UCLA

Multiferroic materials facilitate the novel development of magnetic devices. Extensive effort has been devoted to the multiferroic field to overcome the scaling limitations in past decades. Likewise, this work focused on increasing energy efficiency and density through the applications, development, and fundamental studies of multiferroics. Application such as cell sorting was proposed to resolve the cell aggregation problem of the conventional method through the permanent magnet. Co/Ni multilayers exhibiting perpendicular magnetic anisotropy (PMA) were designed, fabricated, and tested for the cell sorting application. The cell capture method demonstrates a way towards compact lab-on-a-chip devices for more precise cell sorting control.
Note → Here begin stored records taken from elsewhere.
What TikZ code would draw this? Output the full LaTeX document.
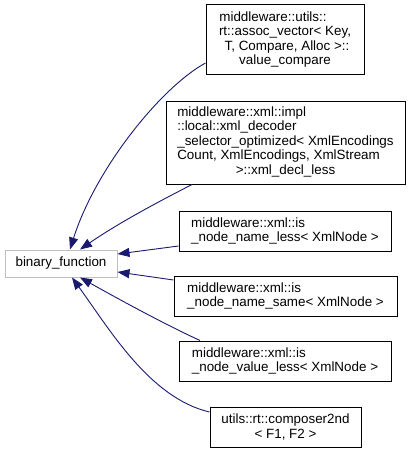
\documentclass[tikz,border=0pt]{standalone}
\usepackage{fontspec}
\setmainfont{Liberation Sans}
\usetikzlibrary{arrows.meta}
\definecolor{edgeblue}{RGB}{25,25,112}
\definecolor{boxgray}{RGB}{191,191,191}
\begin{document}
\begin{tikzpicture}[x=1pt,y=-1pt,
  cls/.style={draw=black,line width=1pt,fill=white,inner sep=0pt,
    font=\fontsize{13.4}{14.5}\selectfont},
  basecls/.style={cls,draw=boxgray},
  inh/.style={draw=edgeblue,line width=0.9pt,
    -{Triangle[length=12pt,width=9pt]}}]
\useasboundingbox (0,0) rectangle (411,452);
\node[cls,align=center,minimum width=158pt,minimum height=69pt] (a1) at (285,39.5)
  {middleware::utils::\hspace*{24pt}\\rt::assoc\_vector< Key,\\\hspace*{4pt}T, Compare, Alloc >::\\value\_compare};
\node[cls,minimum width=239pt,minimum height=83pt] (a2) at (285.5,142.5)
  {\begin{tabular}{@{}l@{}}middleware::xml::impl\\::local::xml\_decoder\\\_selector\_optimized< XmlEncodings\\Count, XmlEncodings, XmlStream\\\multicolumn{1}{@{}c@{}}{>::xml\_decl\_less}\end{tabular}};
\node[cls,align=left,minimum width=212pt,minimum height=40pt] (a3) at (285,231)
  {middleware::xml::is\\\_node\_name\_less< XmlNode >};
\node[basecls,minimum width=112pt,minimum height=27pt] (bf) at (61,263.5) {binary\_function};
\node[cls,align=left,minimum width=223pt,minimum height=40pt] (a4) at (285.5,296)
  {middleware::xml::is\\\_node\_name\_same< XmlNode >};
\node[cls,align=left,minimum width=212pt,minimum height=40pt] (a5) at (285,361)
  {middleware::xml::is\\\_node\_value\_less< XmlNode >};
\node[cls,align=center,minimum width=151pt,minimum height=40pt] (a6) at (285.5,427)
  {utils::rt::composer2nd\\< F1, F2 >};
\draw[inh] ([yshift=-23.5pt]a1.west) .. controls (160,88) and (95,170) .. ([xshift=9pt]bf.north);
\draw[inh] ([xshift=-93.5pt]a2.south) .. controls (160,201) and (120,222) .. ([xshift=19pt]bf.north);
\draw[inh] ([yshift=-15pt]a3.west) -- ([yshift=9.5pt]bf.east);
\draw[inh] ([yshift=16pt]a4.west) -- ([yshift=-8.5pt]bf.east);
\draw[inh] ([xshift=-85pt]a5.north) .. controls (160,322) and (115,297) .. ([xshift=19pt]bf.south);
\draw[inh] ([yshift=15pt]a6.west) .. controls (150,398) and (110,330) .. ([xshift=11pt]bf.south);
\end{tikzpicture}
\end{document}
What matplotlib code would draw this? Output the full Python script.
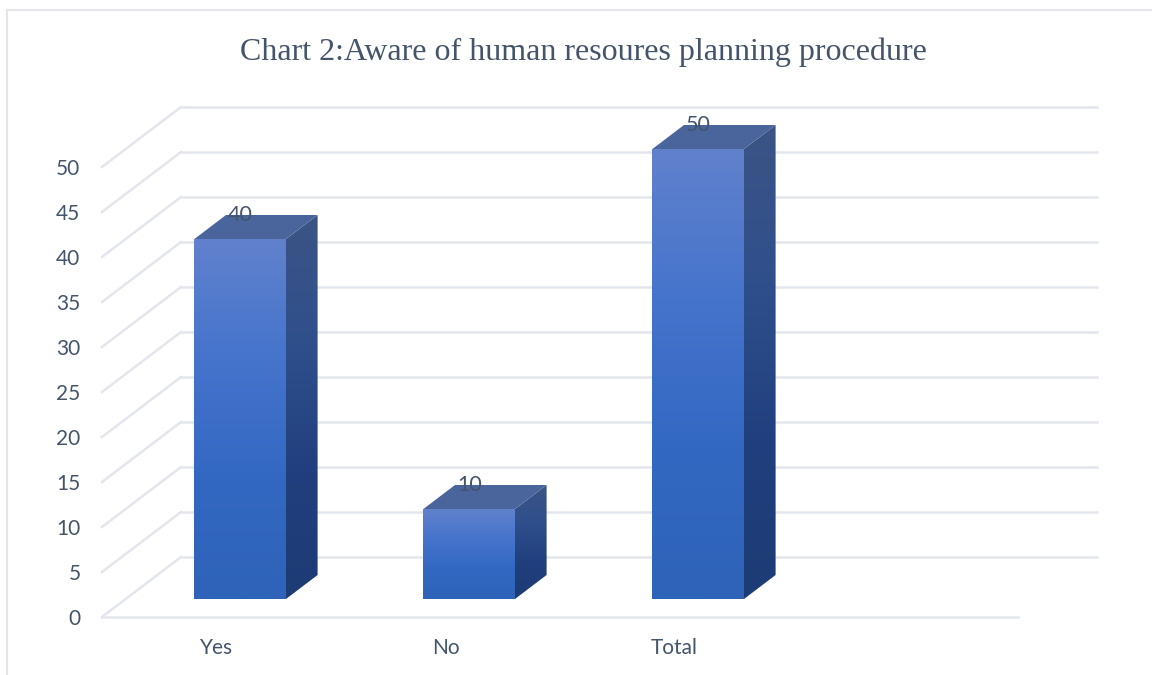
import numpy as np
import matplotlib
matplotlib.use('Agg')
import matplotlib.pyplot as plt
from matplotlib.colors import LinearSegmentedColormap
from matplotlib.image import AxesImage
from matplotlib.lines import Line2D
from matplotlib.patches import Polygon

categories = ['Yes', 'No', 'Total']
values = [40, 10, 50]
y_ticks = [0, 5, 10, 15, 20, 25, 30, 35, 40, 45, 50]
title = 'Chart 2:Aware of human resoures planning procedure'

W, H = 1152, 675
text_color = '#44546a'
grid_color = '#e3e6ed'

plt.rcParams['font.family'] = ['Lato', 'DejaVu Sans']

fig = plt.figure(figsize=(W / 100, H / 100), dpi=100)
ax = fig.add_axes([102 / W, 1 - 617 / H, 916 / W, 450 / H])

# depth of the fake 3d floor, in data units
depth_x = 79 / 229
depth_y = 60 / 9
bar_width = 0.4
front, back = 0.3, 0.7

face_cmap = LinearSegmentedColormap.from_list('face', ['#6181cd', '#4574cc', '#3368c2', '#2f63b9'])
side_cmap = LinearSegmentedColormap.from_list('side', ['#3c5485', '#2f4f8c', '#213f7e', '#1d3b74'])
gradient = np.linspace(0, 1, 256).reshape(-1, 1)

# grid: back wall lines and the slanted lines on the left side
for v in y_ticks:
    ax.plot([-0.5, -0.5 + depth_x], [v, v + depth_y], color=grid_color, lw=1.8, clip_on=False, zorder=1)
    ax.plot([-0.5 + depth_x, 3.5 + depth_x], [v + depth_y, v + depth_y], color=grid_color, lw=1.8,
            clip_on=False, zorder=1)
ax.plot([-0.5, 3.5], [0, 0], color=grid_color, lw=1.8, clip_on=False, zorder=1)


def gradient_poly(points, cmap, extent, z):
    im = ax.imshow(gradient, cmap=cmap, extent=extent, aspect='auto', origin='upper', zorder=z)
    patch = Polygon(points, closed=True, transform=ax.transData, facecolor='none', edgecolor='none')
    ax.add_patch(patch)
    im.set_clip_box(fig.bbox)  # bars stick out above the axes box
    im.set_clip_path(patch)


for i, (cat, val) in enumerate(zip(categories, values)):
    x0 = i - bar_width / 2 + front * depth_x
    x1 = i + bar_width / 2 + front * depth_x
    y0 = front * depth_y
    y1 = val + front * depth_y
    dx = (back - front) * depth_x
    dy = (back - front) * depth_y

    gradient_poly([(x0, y0), (x1, y0), (x1, y1), (x0, y1)], face_cmap, (x0, x1, y0, y1), 3)
    gradient_poly([(x1, y0), (x1 + dx, y0 + dy), (x1 + dx, y1 + dy), (x1, y1)], side_cmap,
                  (x1, x1 + dx, y0, y1 + dy), 3)
    ax.add_patch(Polygon([(x0, y1), (x1, y1), (x1 + dx, y1 + dy), (x0 + dx, y1 + dy)], closed=True,
                         facecolor='#4a649c', edgecolor='none', zorder=3, clip_on=False))
    ax.text(i + front * depth_x, y1 + dy, str(val), ha='center', va='center', fontsize=15.5,
            color=text_color, zorder=5, clip_on=False)

ax.set_xlim(-0.5, 3.5)
ax.set_ylim(0, 50)
for child in ax.get_children():
    if hasattr(child, 'set_clip_on') and not isinstance(child, AxesImage):
        child.set_clip_on(False)
ax.patch.set_visible(False)
for s in ax.spines.values():
    s.set_visible(False)
ax.set_xticks(range(len(categories)))
ax.set_xticklabels(categories, fontsize=15, color=text_color)
ax.set_yticks(y_ticks)
ax.set_yticklabels([str(t) for t in y_ticks], fontsize=15, color=text_color)
ax.tick_params(axis='both', length=0)
ax.tick_params(axis='x', pad=15)
ax.tick_params(axis='y', pad=15.5)

# title and outer frame of the chart
fig.text(583 / W, 1 - 52 / H, title, ha='center', va='center', fontsize=23,
         family='Liberation Serif', color=text_color)
fig.add_artist(Line2D([7 / W, 7 / W], [0, 1 - 10 / H], color=grid_color, lw=1.5))
fig.add_artist(Line2D([7 / W, 1], [1 - 10 / H, 1 - 10 / H], color=grid_color, lw=1.5))

fig.savefig('out.png', dpi=100)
In this study, we observed an inhomogeneous response across these Co/Ni microdevices. This drove us to investigate the roughness and magnetoelectric effects on the magnetic behavior across the microdevices. The homogenous response is critical to reliable strain-mediated multiferroic devices. We fabricated Co/Ni microdisks on the [Pb(Mg1/3Nb2/3)O3]0.7–[PbTiO3]0.3 (PMN-30PT) substrate, and characterized them using magneto-optic Kerr effect (MOKE) method to obtain the coercivity of each individual microdisks. The results were used to study the dependence on roughness and electric field-induced strain in the substrate. This study aimed to assist the reliable design of strain-mediated PMA based devices. Lastly, an atomic model was developed to understand static and dynamic magnetic behaviors using a multiscale modeling approach. Two Co adatoms on a Cu(100) substrate were modeled by incorporating the atomic displacement effects. The parameters used in the model were extracted from the density functional theory (DFT) calculation. Ferromagnetic to antiferromagnetic transition, and in-plane to out-of-plane switching were observed with changes made to the atomic displacement and applied external field. Additionally, the tunability of the resonance frequency of the two-adatom system was demonstrated with the magneto-displacement effect. The outcome shows that the atomic level devices are promising for the potential application of quantum computing and storage devices. When viewed together, the studies provide the foundational tools to develop next-generation multiferroic devices.